Venezuela’s bolivar fell to a record low of 166 bolivars per dollar on the black market today compared to official rates that range from 6.3 to 50, according to dolartoday.com, a website that tracks the rate on the Colombian border.

For Jesus Castro, 38, crime was another reason to leave behind family and friends in Barquisimeto, western Venezuela, where he worked as a PDVSA electrical maintenance supervisor.

“I didn’t want my children to grow up like caged birds,” he said by telephone from Calgary, where he works as a project manager for utility EnMax Corp. In the past four years, he said he’s seen an influx of Venezuelans. “Friends, family, sometimes people I don’t even know personally call me asking how to fill in forms, get a visa or help to find a job.”

Emigration Wave

The wave of emigration has accelerated this year after Maduro devalued the currency in May, said Ivan Freites, a union official with FUTPV.

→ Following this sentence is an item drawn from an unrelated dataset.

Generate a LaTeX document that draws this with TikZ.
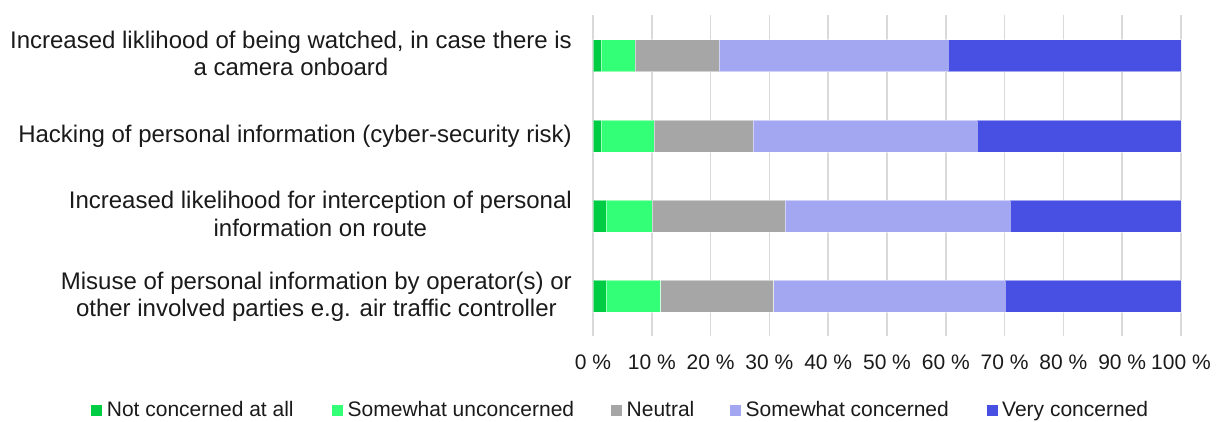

“We’ve seen an uptick in departures due to the additional financial pressures on workers created with devaluation,” Freites said in an interview in Caracas. An earlier exodus followed a general strike in 2002 and 2003, and about three-fourths of the estimated 20,000 people who left PDVSA then are now working in countries including Mexico, Argentina and Colombia, or in the Middle East, he said.

Datanalisis polls shows 10 percent of the population is thinking about emigrating in the near future, more than double levels of two years ago, said Luis Vicente Leon, president of the Caracas-based research company.

New Workers

Departures aren’t reflected in PDVSA’s headcount, which rose 6 percent last year to 140,626, according to its 2013 annual report. That’s because people who leave are usually replaced, though often by lesser trained and less experienced people, Freites said.

“My salary, benefits and professional development opportunities are depressing when compared to other Latin America markets,” Gonzalo Guinand, an engineer at one of Venezuela’s largest engineering and construction contractors, whose biggest client is PDVSA, said by telephone from Caracas. “I don’t see a promising future here if the economic and political situations don’t change for the better.”